The Baghdad Battery, or rather, a collection of excavated artifacts imagined as puzzle pieces to form a battery, is argued by some as being an ancient power source. The clay container, a bright yellowish color, had a height of about 15 cm and a removed neck (Eggert). The vase-like structure was found containing two interior pieces. The first, a tube of sheet copper about 9 cm high with a closed bottom approximately 26 mm in diameter. Second, a completely oxidized rod of iron 75 mm in length with a point at the bottom end (Eggert). A collar of bitumen around the top of the iron rod connected it to the inside of the copper tube, creating an assembled piece. Additional bitumen was found covering the base of the copper cylindrical portion of the battery.
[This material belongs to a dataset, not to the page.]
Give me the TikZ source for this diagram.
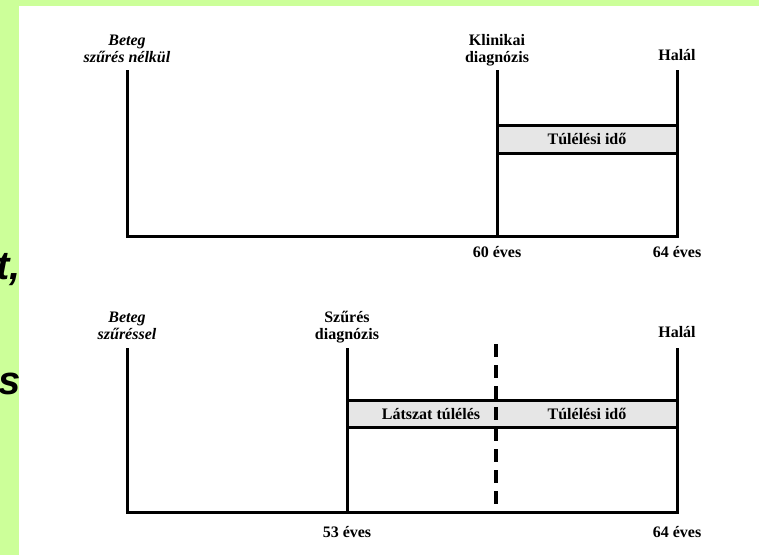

The conjoined artifacts existed within the clay vase at excavation (Mills). Similar finds were excavated from Seleucia and Ctesiphon. From Seleucia, bronze cylinders with papyrus relics inside were identified, while from Ctesiphon rolled bronze sheets were among the finds (Eggert).

Excavation

June 14th, 1936, construction operations on the Baghdad-Bakuba line carried out by Iraq State Railways, near Khuyut Rabbou’a on the outskirts of Baghdad, lead to the exposure of a stone slab covering an ancient burial. Upon this discovery, excavations of the site were then carried out by the Iraq Antiquities Department (Mills). Over 600 artifacts and fragmented pieces were recovered from the site. It was believed the artifacts came from the Parthian period, which was around 248 B.C.- 226 A.D, when the Parthians occupied that land (Sethi). Some of the finds included clay figurines, pottery and glass pieces, engraved bricks, and the group of pieces named collectively as ‘the Baghdad Battery’. After collection, the artifacts were sent to the Iraq Museum where they were examined by Wilhelm Konig. Wilhelm Konig, the director of Antiquities at the Iraq Museum of Baghdad at the time, determined that the vessel was a kind of galvanic cell (Handorf).